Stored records
--------------------------------

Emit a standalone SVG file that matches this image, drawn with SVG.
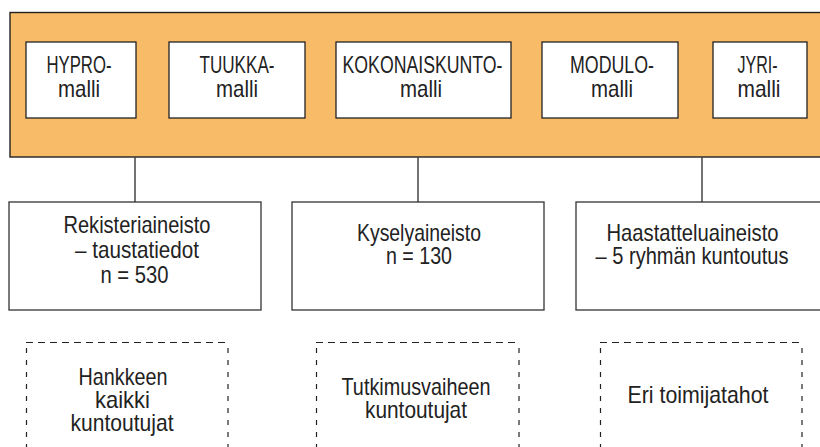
<svg xmlns="http://www.w3.org/2000/svg" width="820" height="447" viewBox="0 0 820 447">
  <style>
    .band { fill: #F8BB68; stroke: #222; stroke-width: 1.4; }
    .model { fill: #fff; stroke: #222; stroke-width: 1.3; }
    .data { fill: #fff; stroke: #333; stroke-width: 1.3; }
    .wire { stroke: #444; stroke-width: 1.5; fill: none; }
    .dash-h { stroke: #222; stroke-width: 1.2; stroke-dasharray: 7 5; fill: none; }
    .dash-v { stroke: #222; stroke-width: 1.2; stroke-dasharray: 5 7; fill: none; }
    text { font-family: "Liberation Sans", Arial, sans-serif; font-size: 24px; fill: #222; text-anchor: middle; }
  </style>

  <!-- orange band holding the rehabilitation models -->
  <rect class="band" x="10" y="12.5" width="830" height="144.5"/>

  <g id="hypro">
    <rect class="model" x="26" y="42" width="110" height="76"/>
    <text x="79" y="72.5" textLength="65" lengthAdjust="spacingAndGlyphs">HYPRO-</text>
    <text x="79" y="97" textLength="42" lengthAdjust="spacingAndGlyphs">malli</text>
  </g>
  <g id="tuukka">
    <rect class="model" x="169" y="42" width="136" height="76"/>
    <text x="237" y="72.5" textLength="75" lengthAdjust="spacingAndGlyphs">TUUKKA-</text>
    <text x="237" y="97" textLength="42" lengthAdjust="spacingAndGlyphs">malli</text>
  </g>
  <g id="kokonaiskunto">
    <rect class="model" x="336" y="42" width="175" height="76"/>
    <text x="422.5" y="72.5" textLength="160" lengthAdjust="spacingAndGlyphs">KOKONAISKUNTO-</text>
    <text x="421" y="97" textLength="42" lengthAdjust="spacingAndGlyphs">malli</text>
  </g>
  <g id="modulo">
    <rect class="model" x="542" y="42" width="136" height="76"/>
    <text x="612" y="72.5" textLength="84" lengthAdjust="spacingAndGlyphs">MODULO-</text>
    <text x="612" y="97" textLength="42" lengthAdjust="spacingAndGlyphs">malli</text>
  </g>
  <g id="jyri">
    <rect class="model" x="713" y="42" width="94" height="76"/>
    <text x="757.5" y="72.5" textLength="40" lengthAdjust="spacingAndGlyphs">JYRI-</text>
    <text x="759" y="97" textLength="43" lengthAdjust="spacingAndGlyphs">malli</text>
  </g>

  <!-- connectors from the band down to the data sets -->
  <g id="connectors">
    <line class="wire" x1="135" y1="157" x2="135" y2="202"/>
    <line class="wire" x1="418" y1="157" x2="418" y2="202"/>
    <line class="wire" x1="702" y1="157" x2="702" y2="202"/>
  </g>

  <g id="rekisteri">
    <rect class="data" x="9" y="202" width="252" height="108"/>
    <text x="137" y="232.5" textLength="147" lengthAdjust="spacingAndGlyphs">Rekisteriaineisto</text>
    <text x="137" y="258" textLength="124" lengthAdjust="spacingAndGlyphs">– taustatiedot</text>
    <text x="134.5" y="283" textLength="68" lengthAdjust="spacingAndGlyphs">n = 530</text>
  </g>
  <g id="kysely">
    <rect class="data" x="292" y="202" width="252" height="108"/>
    <text x="419" y="240.5" textLength="124" lengthAdjust="spacingAndGlyphs">Kyselyaineisto</text>
    <text x="419" y="264" textLength="66" lengthAdjust="spacingAndGlyphs">n = 130</text>
  </g>
  <g id="haastattelu">
    <rect class="data" x="576" y="202" width="260" height="108"/>
    <text x="692.5" y="240.5" textLength="172" lengthAdjust="spacingAndGlyphs">Haastatteluaineisto</text>
    <text x="692" y="264" textLength="193" lengthAdjust="spacingAndGlyphs">– 5 ryhmän kuntoutus</text>
  </g>

  <!-- dashed boxes for the target groups -->
  <g id="hankkeen">
    <path class="dash-h" d="M26 342.5 H228"/>
    <path class="dash-v" d="M26.5 348 V450 M228 348 V450"/>
    <text x="123" y="384.5" textLength="89" lengthAdjust="spacingAndGlyphs">Hankkeen</text>
    <text x="122.5" y="407.5" textLength="55" lengthAdjust="spacingAndGlyphs">kaikki</text>
    <text x="122" y="431" textLength="103" lengthAdjust="spacingAndGlyphs">kuntoutujat</text>
  </g>
  <g id="tutkimusvaihe">
    <path class="dash-h" d="M316 342.5 H519"/>
    <path class="dash-v" d="M316.5 348 V450 M519 348 V450"/>
    <text x="416" y="394.5" textLength="149" lengthAdjust="spacingAndGlyphs">Tutkimusvaiheen</text>
    <text x="416" y="417.5" textLength="102" lengthAdjust="spacingAndGlyphs">kuntoutujat</text>
  </g>
  <g id="toimijat">
    <path class="dash-h" d="M600 342.5 H802"/>
    <path class="dash-v" d="M600.5 348 V450 M802 348 V450"/>
    <text x="698" y="402.5" textLength="141" lengthAdjust="spacingAndGlyphs">Eri toimijatahot</text>
  </g>
</svg>
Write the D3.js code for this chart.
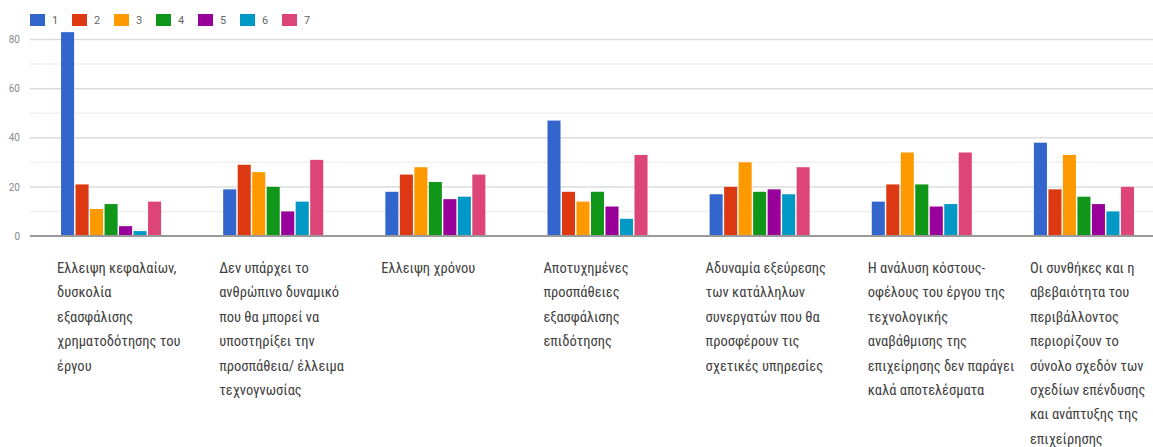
<!DOCTYPE html>
<html>
<head>
<meta charset="utf-8">
<script src="https://cdn.jsdelivr.net/npm/d3@7"></script>
<style>
  html, body { margin: 0; padding: 0; background: #fff; }
  svg { display: block; }
</style>
</head>
<body>
<svg id="chart" width="1153" height="447"></svg>
<script>
// Category labels (line breaks as shown under each group)
const categories = [
  "Ελλειψη κεφαλαίων,\nδυσκολία\nεξασφάλισης\nχρηματοδότησης του\nέργου",
  "Δεν υπάρχει το\nανθρώπινο δυναμικό\nπου θα μπορεί να\nυποστηρίξει την\nπροσπάθεια/ έλλειμα\nτεχνογνωσίας",
  "Ελλειψη χρόνου",
  "Αποτυχημένες\nπροσπάθειες\nεξασφάλισης\nεπιδότησης",
  "Αδυναμία εξεύρεσης\nτων κατάλληλων\nσυνεργατών που θα\nπροσφέρουν τις\nσχετικές υπηρεσίες",
  "Η ανάλυση κόστους-\nοφέλους του έργου της\nτεχνολογικής\nαναβάθμισης της\nεπιχείρησης δεν παράγει\nκαλά αποτελέσματα",
  "Οι συνθήκες και η\nαβεβαιότητα του\nπεριβάλλοντος\nπεριορίζουν το\nσύνολο σχεδόν των\nσχεδίων επένδυσης\nκαι ανάπτυξης της\nεπιχείρησης"
];

// Rating scale 1..7 (legend entries)
const seriesNames = ["1", "2", "3", "4", "5", "6", "7"];

// Counts per rating, one array per rating, ordered like the categories
const rating1 = [83, 19, 18, 47, 17, 14, 38];
const rating2 = [21, 29, 25, 18, 20, 21, 19];
const rating3 = [11, 26, 28, 14, 30, 34, 33];
const rating4 = [13, 20, 22, 18, 18, 21, 16];
const rating5 = [4, 10, 15, 12, 19, 12, 13];
const rating6 = [2, 14, 16, 7, 17, 13, 10];
const rating7 = [14, 31, 25, 33, 28, 34, 20];
const seriesValues = [rating1, rating2, rating3, rating4, rating5, rating6, rating7];

const yTicks = [0, 20, 40, 60, 80];
const yGridMinor = [10, 30, 50, 70];

const colors = ["#3366cc", "#dc3912", "#ff9900", "#109618", "#990099", "#0099c6", "#dd4477"];

const svg = d3.select("#chart");
const W = 1153;

const x0 = d3.scaleBand()
  .domain(d3.range(categories.length))
  .range([30, 1165])
  .paddingInner(0.383)
  .paddingOuter(0.1915);

const x1 = d3.scaleBand()
  .domain(seriesNames)
  .range([0, x0.bandwidth()])
  .paddingInner(0.1);

const y = d3.scaleLinear().domain([0, 80]).range([236, 39.5]);

// Gridlines
svg.append("g").selectAll("line.minor")
  .data(yGridMinor).join("line")
  .attr("x1", 30).attr("x2", W)
  .attr("y1", d => y(d)).attr("y2", d => y(d))
  .attr("stroke", "#efefef").attr("stroke-width", 1.5);

svg.append("g").selectAll("line.major")
  .data(yTicks.filter(d => d > 0)).join("line")
  .attr("x1", 30).attr("x2", W)
  .attr("y1", d => y(d)).attr("y2", d => y(d))
  .attr("stroke", "#dcdcdc").attr("stroke-width", 1.5);

// Y axis labels
const yAxis = d3.axisLeft(y).tickValues(yTicks).tickSize(0).tickPadding(0);
const yg = svg.append("g").attr("transform", "translate(20,0)").call(yAxis);
yg.select(".domain").remove();
yg.selectAll("text")
  .attr("fill", "#8a8a8a")
  .style("font-family", "Roboto, 'Noto Sans', sans-serif")
  .style("font-size", "10px");

// Bars
const groups = svg.append("g").selectAll("g")
  .data(categories.map((c, i) => i)).join("g")
  .attr("transform", i => `translate(${x0(i)},0)`);

groups.selectAll("rect")
  .data(i => seriesNames.map((s, k) => ({ s, k, v: seriesValues[k][i] })))
  .join("rect")
  .attr("x", d => x1(d.s))
  .attr("width", x1.bandwidth())
  .attr("y", d => y(d.v))
  .attr("height", d => y(0) - y(d.v))
  .attr("fill", d => colors[d.k]);

// Baseline
svg.append("line")
  .attr("x1", 30).attr("x2", W)
  .attr("y1", y(0)).attr("y2", y(0))
  .attr("stroke", "#9a9a9a").attr("stroke-width", 2);

// Category labels
const labels = svg.append("g").selectAll("text")
  .data(categories.map((c, i) => ({ c, i }))).join("text")
  .attr("x", d => x0(d.i) - 4)
  .attr("y", 273)
  .attr("fill", "#404040")
  .style("font-family", "'Liberation Sans Narrow', 'Roboto Condensed', Roboto, sans-serif")
  .style("font-size", "14.5px");

labels.selectAll("tspan")
  .data(d => d.c.split("\n").map(t => ({ t, x: x0(d.i) - 4 })))
  .join("tspan")
  .attr("x", d => d.x)
  .attr("dy", (d, j) => j === 0 ? 0 : 24.4)
  .text(d => d.t);

// Legend
const legend = svg.append("g").selectAll("g")
  .data(seriesNames).join("g")
  .attr("transform", (d, k) => `translate(${30 + k * 42},14)`);

legend.append("rect")
  .attr("width", 15).attr("height", 12)
  .attr("fill", (d, k) => colors[k]);

legend.append("text")
  .attr("x", 22).attr("y", 10)
  .attr("fill", "#666")
  .style("font-family", "Roboto, 'Noto Sans', sans-serif")
  .style("font-size", "11px")
  .text(d => d);
</script>
</body>
</html>
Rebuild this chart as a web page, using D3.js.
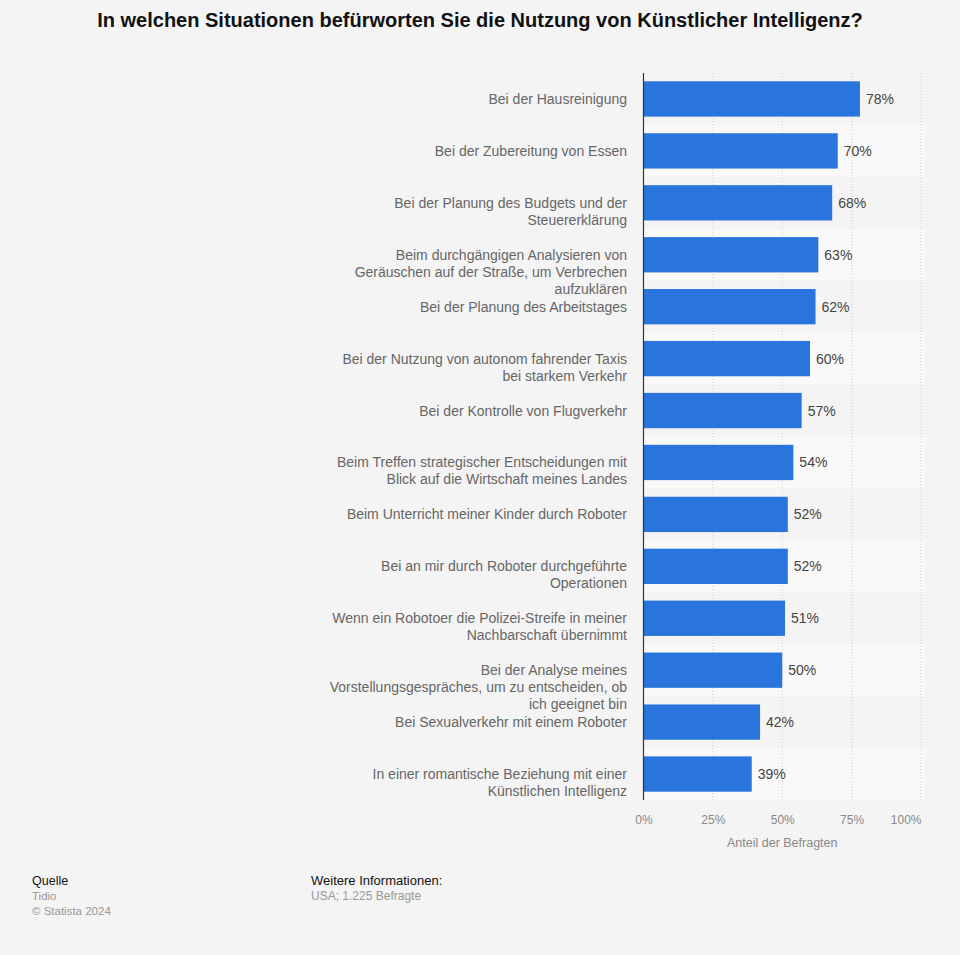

--------------------------------

Direction
Pull every line containing the word "chart" out of the entries above.

Response to this task
Write the D3.js code for this chart.
<svg id="chart" width="1153" height="447"></svg>
const svg = d3.select("#chart");
Rebuild this chart as a web page, using D3.js.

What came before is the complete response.